EXERCISE DETAILS:
Render the material again word for word, skipping the pictures in it.

SUPPLIED DATA:
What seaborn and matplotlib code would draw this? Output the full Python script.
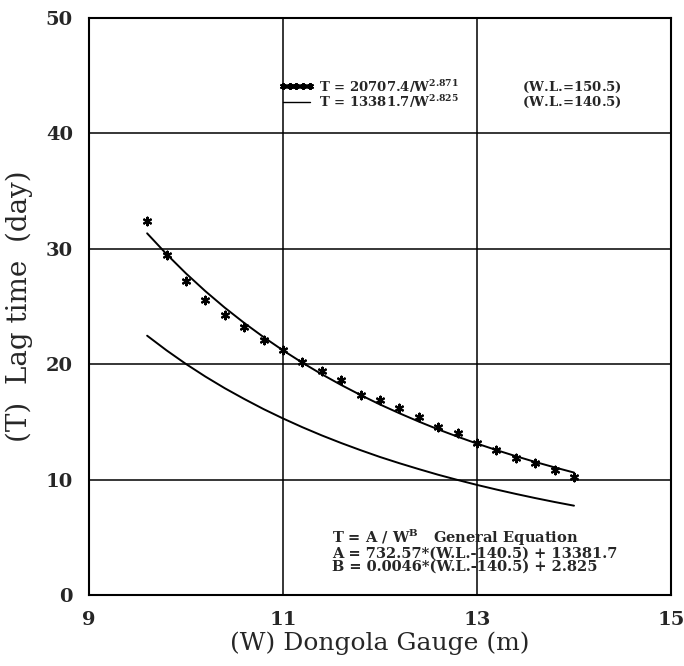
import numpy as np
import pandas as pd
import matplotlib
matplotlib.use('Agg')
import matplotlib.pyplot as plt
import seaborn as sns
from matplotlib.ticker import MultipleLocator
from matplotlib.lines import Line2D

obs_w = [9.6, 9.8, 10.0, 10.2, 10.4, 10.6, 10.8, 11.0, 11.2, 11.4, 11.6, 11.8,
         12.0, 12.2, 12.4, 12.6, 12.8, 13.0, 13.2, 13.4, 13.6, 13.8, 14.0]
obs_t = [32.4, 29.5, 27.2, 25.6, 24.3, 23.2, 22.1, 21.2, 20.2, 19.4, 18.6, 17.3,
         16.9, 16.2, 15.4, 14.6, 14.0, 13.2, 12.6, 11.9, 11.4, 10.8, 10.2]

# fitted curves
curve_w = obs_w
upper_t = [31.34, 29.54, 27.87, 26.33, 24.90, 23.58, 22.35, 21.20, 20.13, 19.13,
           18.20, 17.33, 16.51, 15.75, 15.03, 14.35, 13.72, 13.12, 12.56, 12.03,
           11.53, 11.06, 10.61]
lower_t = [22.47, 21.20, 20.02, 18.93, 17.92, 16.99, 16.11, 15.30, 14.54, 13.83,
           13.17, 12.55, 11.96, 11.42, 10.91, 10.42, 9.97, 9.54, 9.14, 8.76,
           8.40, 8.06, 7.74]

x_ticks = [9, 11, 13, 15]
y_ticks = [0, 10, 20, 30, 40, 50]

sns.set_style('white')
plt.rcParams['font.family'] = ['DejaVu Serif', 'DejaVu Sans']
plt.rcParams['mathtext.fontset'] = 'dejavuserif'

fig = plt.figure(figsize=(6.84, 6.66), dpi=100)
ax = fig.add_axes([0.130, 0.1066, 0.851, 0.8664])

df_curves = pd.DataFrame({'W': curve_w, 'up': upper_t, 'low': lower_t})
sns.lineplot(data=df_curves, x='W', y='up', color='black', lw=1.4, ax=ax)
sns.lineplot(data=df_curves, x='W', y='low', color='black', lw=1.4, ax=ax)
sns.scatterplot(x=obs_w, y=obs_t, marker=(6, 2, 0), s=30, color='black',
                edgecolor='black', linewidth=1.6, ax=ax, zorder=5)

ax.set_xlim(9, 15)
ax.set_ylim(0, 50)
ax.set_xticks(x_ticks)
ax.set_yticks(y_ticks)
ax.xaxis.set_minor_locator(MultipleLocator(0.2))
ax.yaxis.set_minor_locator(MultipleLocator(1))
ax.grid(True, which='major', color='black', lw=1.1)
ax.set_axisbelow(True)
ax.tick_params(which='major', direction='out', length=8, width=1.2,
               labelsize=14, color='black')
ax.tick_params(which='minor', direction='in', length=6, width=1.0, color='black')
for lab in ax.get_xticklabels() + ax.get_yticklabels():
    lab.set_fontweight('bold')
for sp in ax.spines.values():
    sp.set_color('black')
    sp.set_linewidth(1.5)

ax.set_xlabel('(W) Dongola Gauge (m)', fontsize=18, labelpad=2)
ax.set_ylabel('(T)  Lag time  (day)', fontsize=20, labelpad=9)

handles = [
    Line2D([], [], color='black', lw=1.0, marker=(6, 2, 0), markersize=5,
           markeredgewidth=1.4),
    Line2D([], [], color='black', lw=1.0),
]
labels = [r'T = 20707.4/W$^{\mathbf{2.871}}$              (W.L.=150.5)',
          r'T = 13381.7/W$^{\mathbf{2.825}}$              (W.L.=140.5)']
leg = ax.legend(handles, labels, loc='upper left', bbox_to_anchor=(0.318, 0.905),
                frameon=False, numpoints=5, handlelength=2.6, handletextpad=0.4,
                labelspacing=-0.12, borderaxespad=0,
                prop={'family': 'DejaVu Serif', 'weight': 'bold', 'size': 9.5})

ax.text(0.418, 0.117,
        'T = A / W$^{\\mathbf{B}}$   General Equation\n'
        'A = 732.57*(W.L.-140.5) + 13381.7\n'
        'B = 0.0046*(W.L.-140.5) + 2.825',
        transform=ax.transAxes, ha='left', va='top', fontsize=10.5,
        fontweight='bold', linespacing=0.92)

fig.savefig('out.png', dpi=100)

TASK ANSWER:
What seaborn and matplotlib code would draw this? Output the full Python script.
import numpy as np
import pandas as pd
import matplotlib
matplotlib.use('Agg')
import matplotlib.pyplot as plt
import seaborn as sns
from matplotlib.ticker import MultipleLocator
from matplotlib.lines import Line2D

obs_w = [9.6, 9.8, 10.0, 10.2, 10.4, 10.6, 10.8, 11.0, 11.2, 11.4, 11.6, 11.8,
         12.0, 12.2, 12.4, 12.6, 12.8, 13.0, 13.2, 13.4, 13.6, 13.8, 14.0]
obs_t = [32.4, 29.5, 27.2, 25.6, 24.3, 23.2, 22.1, 21.2, 20.2, 19.4, 18.6, 17.3,
         16.9, 16.2, 15.4, 14.6, 14.0, 13.2, 12.6, 11.9, 11.4, 10.8, 10.2]

# fitted curves
curve_w = obs_w
upper_t = [31.34, 29.54, 27.87, 26.33, 24.90, 23.58, 22.35, 21.20, 20.13, 19.13,
           18.20, 17.33, 16.51, 15.75, 15.03, 14.35, 13.72, 13.12, 12.56, 12.03,
           11.53, 11.06, 10.61]
lower_t = [22.47, 21.20, 20.02, 18.93, 17.92, 16.99, 16.11, 15.30, 14.54, 13.83,
           13.17, 12.55, 11.96, 11.42, 10.91, 10.42, 9.97, 9.54, 9.14, 8.76,
           8.40, 8.06, 7.74]

x_ticks = [9, 11, 13, 15]
y_ticks = [0, 10, 20, 30, 40, 50]

sns.set_style('white')
plt.rcParams['font.family'] = ['DejaVu Serif', 'DejaVu Sans']
plt.rcParams['mathtext.fontset'] = 'dejavuserif'

fig = plt.figure(figsize=(6.84, 6.66), dpi=100)
ax = fig.add_axes([0.130, 0.1066, 0.851, 0.8664])

df_curves = pd.DataFrame({'W': curve_w, 'up': upper_t, 'low': lower_t})
sns.lineplot(data=df_curves, x='W', y='up', color='black', lw=1.4, ax=ax)
sns.lineplot(data=df_curves, x='W', y='low', color='black', lw=1.4, ax=ax)
sns.scatterplot(x=obs_w, y=obs_t, marker=(6, 2, 0), s=30, color='black',
                edgecolor='black', linewidth=1.6, ax=ax, zorder=5)

ax.set_xlim(9, 15)
ax.set_ylim(0, 50)
ax.set_xticks(x_ticks)
ax.set_yticks(y_ticks)
ax.xaxis.set_minor_locator(MultipleLocator(0.2))
ax.yaxis.set_minor_locator(MultipleLocator(1))
ax.grid(True, which='major', color='black', lw=1.1)
ax.set_axisbelow(True)
ax.tick_params(which='major', direction='out', length=8, width=1.2,
               labelsize=14, color='black')
ax.tick_params(which='minor', direction='in', length=6, width=1.0, color='black')
for lab in ax.get_xticklabels() + ax.get_yticklabels():
    lab.set_fontweight('bold')
for sp in ax.spines.values():
    sp.set_color('black')
    sp.set_linewidth(1.5)

ax.set_xlabel('(W) Dongola Gauge (m)', fontsize=18, labelpad=2)
ax.set_ylabel('(T)  Lag time  (day)', fontsize=20, labelpad=9)

handles = [
    Line2D([], [], color='black', lw=1.0, marker=(6, 2, 0), markersize=5,
           markeredgewidth=1.4),
    Line2D([], [], color='black', lw=1.0),
]
labels = [r'T = 20707.4/W$^{\mathbf{2.871}}$              (W.L.=150.5)',
          r'T = 13381.7/W$^{\mathbf{2.825}}$              (W.L.=140.5)']
leg = ax.legend(handles, labels, loc='upper left', bbox_to_anchor=(0.318, 0.905),
                frameon=False, numpoints=5, handlelength=2.6, handletextpad=0.4,
                labelspacing=-0.12, borderaxespad=0,
                prop={'family': 'DejaVu Serif', 'weight': 'bold', 'size': 9.5})

ax.text(0.418, 0.117,
        'T = A / W$^{\\mathbf{B}}$   General Equation\n'
        'A = 732.57*(W.L.-140.5) + 13381.7\n'
        'B = 0.0046*(W.L.-140.5) + 2.825',
        transform=ax.transAxes, ha='left', va='top', fontsize=10.5,
        fontweight='bold', linespacing=0.92)

fig.savefig('out.png', dpi=100)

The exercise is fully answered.